Bob Newman Yeah, you know, Jan-Maat, life is beautiful sometimes--I mean, a sunlit June day, you take your sandwich down to a little harbor facing a wooded green island, a few gulls look hopeful, you think about Mozart or the book you will read at home.....and then....there's all this other shit which we do to our fellow men, repeated in various forms over all the centuries. Despite writing a great book, Lea Ypi is still a dubious person there, like millions over here. Sometimes you just despair. But I guess we do go on. Cheers.


message 6: by Bob (new) - rated it 5 stars

Bob Newman Thanks, Dmitri.
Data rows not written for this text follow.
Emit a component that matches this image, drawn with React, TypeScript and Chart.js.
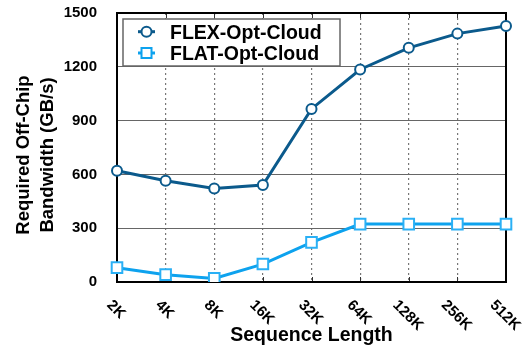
import React, { useEffect, useRef } from "react";
import { Chart, registerables } from "chart.js";

Chart.register(...registerables);

const categories = ["2K", "4K", "8K", "16K", "32K", "64K", "128K", "256K", "512K"];
const flexValues = [620, 565, 522, 541, 965, 1185, 1306, 1385, 1427];
const flatValues = [80, 41, 20, 100, 221, 323, 323, 323, 323];
const yTicks = [0, 300, 600, 900, 1200, 1500];
const seriesNames = ["FLEX-Opt-Cloud", "FLAT-Opt-Cloud"];
const yTitle = ["Required Off-Chip", "Bandwidth (GB/s)"];
const xTitle = "Sequence Length";

const FLEX_COLOR = "#0b5a8c";
const FLAT_COLOR = "#0da2ee";
const FONT = "'Liberation Sans', Arial, Helvetica, sans-serif";

const customPlugin = {
  id: "custom",
  beforeDatasetsDraw(chart: any) {
    const { ctx, chartArea } = chart;
    const xs = chart.scales.x;
    ctx.save();
    // small inner tick marks
    ctx.strokeStyle = "#333";
    ctx.lineWidth = 1;
    for (let i = 0; i < categories.length; i++) {
      const x = Math.round(xs.getPixelForValue(i)) + 0.5;
      ctx.beginPath();
      ctx.moveTo(x, chartArea.bottom);
      ctx.lineTo(x, chartArea.bottom - 5);
      ctx.moveTo(x, chartArea.top);
      ctx.lineTo(x, chartArea.top + 5);
      ctx.stroke();
    }
    // border
    ctx.strokeStyle = "#000";
    ctx.lineWidth = 2;
    ctx.strokeRect(chartArea.left, chartArea.top, chartArea.right - chartArea.left, chartArea.bottom - chartArea.top);
    ctx.restore();
  },
  afterDraw(chart: any) {
    const { ctx, chartArea } = chart;
    const xs = chart.scales.x;
    ctx.save();
    ctx.fillStyle = "#000";
    // x tick labels rotated +45deg
    ctx.font = `bold 15px ${FONT}`;
    const capH = 11;
    categories.forEach((c, i) => {
      const x = xs.getPixelForValue(i);
      const w = ctx.measureText(c).width;
      const cy = chartArea.bottom + 16 + (w + capH) * 0.354;
      ctx.save();
      ctx.translate(x, cy);
      ctx.rotate(Math.PI / 4);
      ctx.textAlign = "center";
      ctx.textBaseline = "alphabetic";
      ctx.fillText(c, 0, capH / 2);
      ctx.restore();
    });
    // x title
    ctx.font = `bold 19.5px ${FONT}`;
    ctx.textAlign = "center";
    ctx.textBaseline = "alphabetic";
    ctx.fillText(xTitle, (chartArea.left + chartArea.right) / 2, 341);
    // y title
    ctx.font = `bold 18.5px ${FONT}`;
    const midY = 155;
    [29, 53].forEach((bx, k) => {
      ctx.save();
      ctx.translate(bx, midY);
      ctx.rotate(-Math.PI / 2);
      ctx.textAlign = "center";
      ctx.textBaseline = "alphabetic";
      ctx.fillText(yTitle[k], 0, 0);
      ctx.restore();
    });
    // legend
    const lx = 123, ly = 19, lw = 217, lh = 47;
    ctx.fillStyle = "#fff";
    ctx.fillRect(lx, ly, lw, lh);
    ctx.strokeStyle = "#666";
    ctx.lineWidth = 1.5;
    ctx.strokeRect(lx, ly, lw, lh);
    const rows = [31.7, 53];
    const colors = [FLEX_COLOR, FLAT_COLOR];
    rows.forEach((ry, k) => {
      ctx.strokeStyle = colors[k];
      ctx.lineWidth = 3;
      ctx.beginPath();
      ctx.moveTo(138, ry);
      ctx.lineTo(155, ry);
      ctx.stroke();
      ctx.fillStyle = "#fff";
      ctx.lineWidth = 2;
      ctx.beginPath();
      if (k === 0) {
        ctx.arc(146.5, ry, 5, 0, Math.PI * 2);
      } else {
        ctx.rect(146.5 - 5, ry - 5, 10, 10);
      }
      ctx.fill();
      ctx.stroke();
      ctx.fillStyle = "#000";
      ctx.font = `bold 19.5px ${FONT}`;
      ctx.textAlign = "left";
      ctx.textBaseline = "alphabetic";
      ctx.fillText(seriesNames[k], 170, ry + 7);
    });
    ctx.restore();
  },
};

export default function App() {
  const ref = useRef<HTMLCanvasElement>(null);
  useEffect(() => {
    if (!ref.current) return;
    const chart = new Chart(ref.current, {
      type: "line",
      data: {
        labels: categories,
        datasets: [
          {
            label: seriesNames[0],
            data: flexValues,
            borderColor: FLEX_COLOR,
            backgroundColor: "#fff",
            borderWidth: 3,
            pointStyle: "circle",
            pointRadius: 5,
            pointBorderWidth: 2,
            pointBackgroundColor: "#fff",
            pointBorderColor: FLEX_COLOR,
            tension: 0,
          },
          {
            label: seriesNames[1],
            data: flatValues,
            borderColor: FLAT_COLOR,
            backgroundColor: "#fff",
            borderWidth: 3,
            pointStyle: "rect",
            pointRadius: 7.5,
            pointBorderWidth: 2,
            pointBackgroundColor: "#fff",
            pointBorderColor: "#2ab0f5",
            tension: 0,
          },
        ],
      },
      options: {
        animation: false,
        responsive: false,
        devicePixelRatio: 1,
        layout: { padding: { top: 13, right: 23, left: 0, bottom: 0 } },
        plugins: { legend: { display: false }, tooltip: { enabled: false } },
        scales: {
          x: {
            type: "category",
            offset: false,
            ticks: { display: false },
            grid: { display: true, color: "#777", lineWidth: 1.2, drawTicks: false, offset: false },
            border: { display: false, dash: [2, 3] },
            afterFit: (s: any) => {
              s.height = 66;
              s.paddingLeft = 0;
              s.paddingRight = 0;
            },
          },
          y: {
            min: 0,
            max: 1500,
            afterBuildTicks: (s: any) => {
              s.ticks = yTicks.map((v) => ({ value: v }));
            },
            ticks: {
              color: "#000",
              font: { family: FONT, size: 15, weight: "bold" },
              padding: 20,
              callback: (v: any) => String(v),
            },
            grid: { color: "#666", lineWidth: 1, drawTicks: false },
            border: { display: false },
            afterFit: (s: any) => {
              s.width = 117;
              s.paddingTop = 0;
              s.paddingBottom = 0;
            },
          },
        },
      },
      plugins: [customPlugin],
    } as any);
    return () => chart.destroy();
  }, []);
  return (
    <div style={{ position: "absolute", left: 0, top: 0, width: 529, height: 348, background: "#fff" }}>
      <canvas ref={ref} width={529} height={348} style={{ width: 529, height: 348 }} />
    </div>
  );
}
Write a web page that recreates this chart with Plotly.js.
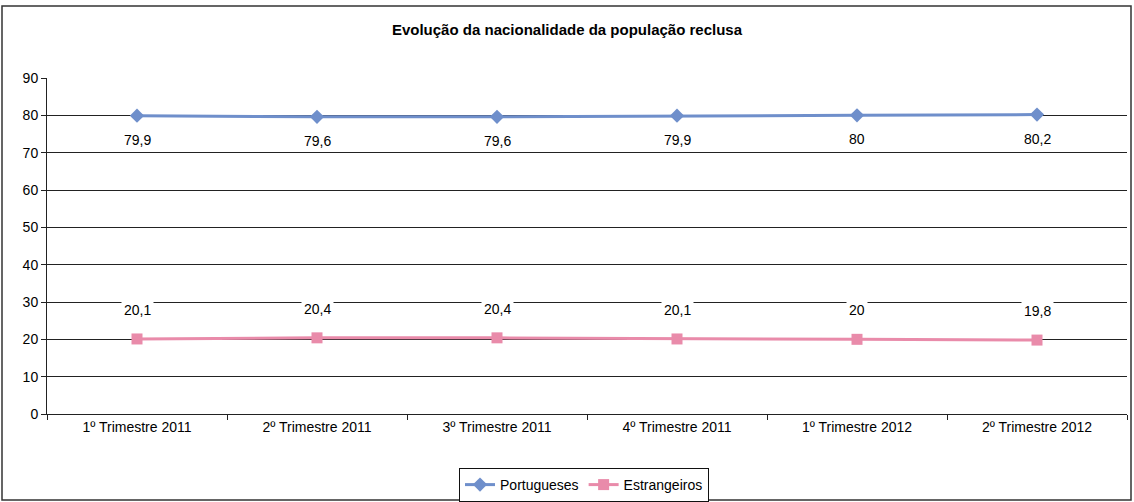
<!DOCTYPE html>
<html><head><meta charset="utf-8">
<script src="https://cdn.plot.ly/plotly-3.0.1.min.js"></script>
<style>body{margin:0;background:#fff}#c{width:1134px;height:502px}</style>
</head><body><div id="c"></div>
<script>
const categories = ["1º Trimestre 2011","2º Trimestre 2011","3º Trimestre 2011","4º Trimestre 2011","1º Trimestre 2012","2º Trimestre 2012"];
const portugueses = [79.9, 79.6, 79.6, 79.9, 80, 80.2];
const estrangeiros = [20.1, 20.4, 20.4, 20.1, 20, 19.8];
const seriesNames = ["Portugueses", "Estrangeiros"];

const FONT = '"Liberation Sans", Arial, sans-serif';
const fmt = v => String(v).replace('.', ',');

const traces = [
  {x: categories, y: portugueses, name: seriesNames[0], type: 'scatter', mode: 'lines+markers',
   line: {color: '#6F8FCB', width: 3}, marker: {symbol: 'diamond', size: 11, color: '#6F8FCB'}},
  {x: categories, y: estrangeiros, name: seriesNames[1], type: 'scatter', mode: 'lines+markers',
   line: {color: '#E98BAA', width: 3}, marker: {symbol: 'square', size: 11, color: '#E98BAA'}}
];

const annotations = [];
categories.forEach((c, i) => {
  annotations.push({x: c, y: portugueses[i], text: fmt(portugueses[i]), showarrow: false,
    yshift: -24, bgcolor: '#fff', borderpad: 2, font: {family: FONT, size: 14, color: '#000'}});
  annotations.push({x: c, y: estrangeiros[i], text: fmt(estrangeiros[i]), showarrow: false,
    yshift: 29, bgcolor: '#fff', borderpad: 2, font: {family: FONT, size: 14, color: '#000'}});
});

const layout = {
  width: 1134, height: 502,
  margin: {l: 47, r: 7, t: 78, b: 88},
  paper_bgcolor: '#fff', plot_bgcolor: '#fff',
  title: {text: '<b>Evolução da nacionalidade da população reclusa</b>', x: 0.5, xanchor: 'center',
    y: 0.94, yanchor: 'middle', font: {family: FONT, size: 15, color: '#000'}},
  xaxis: {type: 'category', range: [-0.5, 5.5], autorange: false, showgrid: false, showline: true,
    linecolor: '#222', linewidth: 1, ticks: 'outside', ticklen: 5, tickcolor: '#222', tickson: 'boundaries',
    tickfont: {family: FONT, size: 14, color: '#000'}, zeroline: false, fixedrange: true, automargin: false},
  yaxis: {range: [0, 90], autorange: false, dtick: 10, showgrid: true, gridcolor: '#222', gridwidth: 1,
    showline: true, linecolor: '#222', linewidth: 1, ticks: 'outside', ticklen: 5, tickcolor: '#222',
    tickfont: {family: FONT, size: 14, color: '#000'}, zeroline: false, fixedrange: true, automargin: false},
  showlegend: true,
  legend: {orientation: 'h', xref: 'container', yref: 'container', x: 0.515, xanchor: 'center',
    y: 1 - 468/502, yanchor: 'top', itemwidth: 30, tracegroupgap: 0,
    bordercolor: '#111', borderwidth: 1, bgcolor: '#fff',
    font: {family: FONT, size: 14, color: '#000'}},
  annotations: annotations,
  shapes: [{type: 'rect', xref: 'paper', yref: 'paper',
    x0: -45/1080, x1: 1131/1080 - 47/1080, y0: -86/336, y1: 1 + 72/336,
    line: {color: '#333', width: 1.5}, fillcolor: 'rgba(0,0,0,0)'}]
};

Plotly.newPlot('c', traces, layout, {staticPlot: true, displayModeBar: false});
</script></body></html>
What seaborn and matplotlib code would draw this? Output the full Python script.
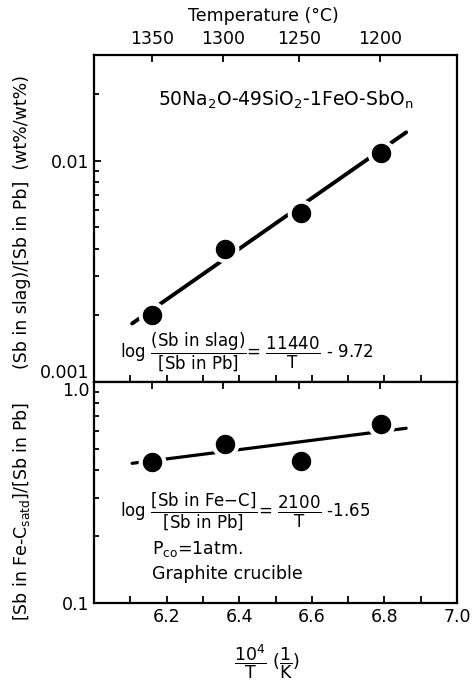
import numpy as np
import pandas as pd
import matplotlib
matplotlib.use("Agg")
import matplotlib.pyplot as plt
import seaborn as sns
from matplotlib.ticker import FixedLocator, NullFormatter

# ---- data ----
inv_T = [6.16, 6.36, 6.57, 6.79]            # 10^4/T (1/K)
slag_ratio = [0.0020, 0.0040, 0.0058, 0.0108]
fec_ratio = [0.435, 0.524, 0.439, 0.645]
temps_C = [1350, 1300, 1250, 1200]
slag_coef = [11440, -9.72]                   # log ratio = a/T + b
fec_coef = [2100, -1.65]
fit_range = [6.105, 6.86]
x_labels = [6.2, 6.4, 6.6, 6.8, 7.0]

sns.set_style("ticks")
plt.rcParams['font.family'] = ['DejaVu Sans']
plt.rcParams['mathtext.default'] = 'regular'
plt.rcParams['axes.linewidth'] = 1.6
for k in ['text.color', 'axes.edgecolor', 'axes.labelcolor', 'xtick.color', 'ytick.color']:
    plt.rcParams[k] = 'black'

W, H = 477, 691
fx = lambda px: px / W
fy = lambda py: 1 - py / H

fig = plt.figure(figsize=(W / 100, H / 100), dpi=100)
L, R = fx(94), fx(457)
y_top, y_mid, y_bot = fy(55), fy(382), fy(603)
ax1 = fig.add_axes([L, y_mid, R - L, y_top - y_mid])
ax2 = fig.add_axes([L, y_bot, R - L, y_mid - y_bot])

xf = np.linspace(fit_range[0], fit_range[1], 60)
fit1 = pd.DataFrame({'x': xf, 'y': 10 ** (slag_coef[0] / 1e4 * xf + slag_coef[1])})
fit2 = pd.DataFrame({'x': xf, 'y': 10 ** (fec_coef[0] / 1e4 * xf + fec_coef[1])})
pts1 = pd.DataFrame({'x': inv_T, 'y': slag_ratio})
pts2 = pd.DataFrame({'x': inv_T, 'y': fec_ratio})

ms = 17
for ax, fit, pts, lw in [(ax1, fit1, pts1, 2.8), (ax2, fit2, pts2, 2.3)]:
    sns.lineplot(data=fit, x='x', y='y', ax=ax, color='black', lw=lw, zorder=2)
    sns.scatterplot(data=pts, x='x', y='y', ax=ax, color='black', s=ms ** 2,
                    edgecolor='white', linewidth=3.0, zorder=3)
    ax.set_yscale('log')
    ax.set_xlim(6.0, 7.0)
    ax.set_xlabel('')
    ax.set_ylabel('')
    ax.xaxis.set_major_locator(FixedLocator(np.round(np.arange(6.0, 7.01, 0.1), 2)))
    ax.tick_params(axis='both', which='both', direction='in', top=False, right=False,
                   labelsize=12.5, width=1.3)
    ax.tick_params(axis='both', which='major', length=5)
    ax.tick_params(axis='both', which='minor', length=3.5)
    # temperature ticks on top
    tw = ax.twiny()
    tw.set_xlim(6.0, 7.0)
    tpos = [1e4 / (t + 273.15) for t in temps_C]
    tw.set_xticks(tpos)
    tw.tick_params(axis='x', direction='in', length=5, width=1.3, labelsize=12.5, pad=5)
    if ax is ax1:
        tw.set_xticklabels([str(t) for t in temps_C])
    else:
        tw.set_xticklabels([])
    for s in tw.spines.values():
        s.set_visible(False)

ax1.set_ylim(0.001, 0.03)
ax1.set_yticks([0.001, 0.01])
ax1.set_yticklabels(['0.001', '0.01'])
ax1.yaxis.set_minor_formatter(NullFormatter())
ax1.xaxis.set_major_formatter(NullFormatter())
ax1.yaxis.get_major_ticks()[0].label1.set_va('bottom')

ax2.set_ylim(0.1, 1.0)
ax2.set_yticks([0.1, 1.0])
ax2.set_yticklabels(['0.1', '1.0'])
ax2.yaxis.set_minor_formatter(NullFormatter())
ax2.yaxis.get_major_ticks()[1].label1.set_va('top')
ax2.set_xticks(np.round(np.arange(6.0, 7.01, 0.1), 2))
ax2.set_xticklabels(['' if round(v, 1) not in x_labels else f'{v:.1f}'
                     for v in np.arange(6.0, 7.01, 0.1)])

# texts
fig.text(fx(263), fy(16), 'Temperature (°C)', ha='center', va='center', fontsize=12.5)
fig.text(fx(267), fy(662), r'$\dfrac{10^4}{T}\ (\dfrac{1}{K})$', ha='center', va='center', fontsize=12.5)
fig.text(fx(22), fy(222), '(Sb in slag)/[Sb in Pb]  (wt%/wt%)', rotation=90,
         ha='center', va='center', fontsize=12.5)
fig.text(fx(22), fy(512), r'[Sb in Fe-C$_{satd}$]/[Sb in Pb]', rotation=90,
         ha='center', va='center', fontsize=12.5)
fig.text(fx(286), fy(100), r'50Na$_2$O-49SiO$_2$-1FeO-SbO$_n$', ha='center', va='center', fontsize=13.5)
fig.text(fx(120), fy(352), r'log $\dfrac{(Sb\ in\ slag)}{[Sb\ in\ Pb]}$= $\dfrac{11440}{T}$ - 9.72',
         ha='left', va='center', fontsize=12)
fig.text(fx(120), fy(511), r'log $\dfrac{[Sb\ in\ Fe{-}C]}{[Sb\ in\ Pb]}$= $\dfrac{2100}{T}$ -1.65',
         ha='left', va='center', fontsize=12)
fig.text(fx(152), fy(549), r'P$_{co}$=1atm.', ha='left', va='center', fontsize=12.5)
fig.text(fx(152), fy(574), 'Graphite crucible', ha='left', va='center', fontsize=12.5)

fig.savefig('out.png', dpi=100)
You should definitely read this one.


message 7: by Quo (last edited Jun 26, 2024 02:44PM) (new)

Quo Bob: Thanks for the review of the novel by Lea Ypi. I've only spent 2 days in Albania & that was in a post-Hoxha time-frame, after the enforced isolation had been lifted. However, the country still seemed a rather bazaar landscape. Their primary exports to date have been Mother Teresa & John Belushi, though she entered an Irish convent & became famous in India, while he was born in or near Chicago. Thus, having a well-read Albanian author could not hurt. Bill


message 8: by Bob (new) - rated it 5 stars

Bob Newman Bill: Don't forget Ismail Kadare, an author who should have won the Nobel by now, but is likely to have been blackballed because he was too close to Hoxha. The thing is, if you were not close to Hoxha, your days were numbered.
By the way, they also export a fair bit of chromium, or at least they once did.


message 9: by Philip (new)

Philip Great review, Bob. Isn't it nice to have a life-long passion about something or someplace? Makes it worth getting up in the morning!


message 10: by Bob (new) - rated it 5 stars

Bob Newman True. Thanks for the comment Philip. (I just got up.)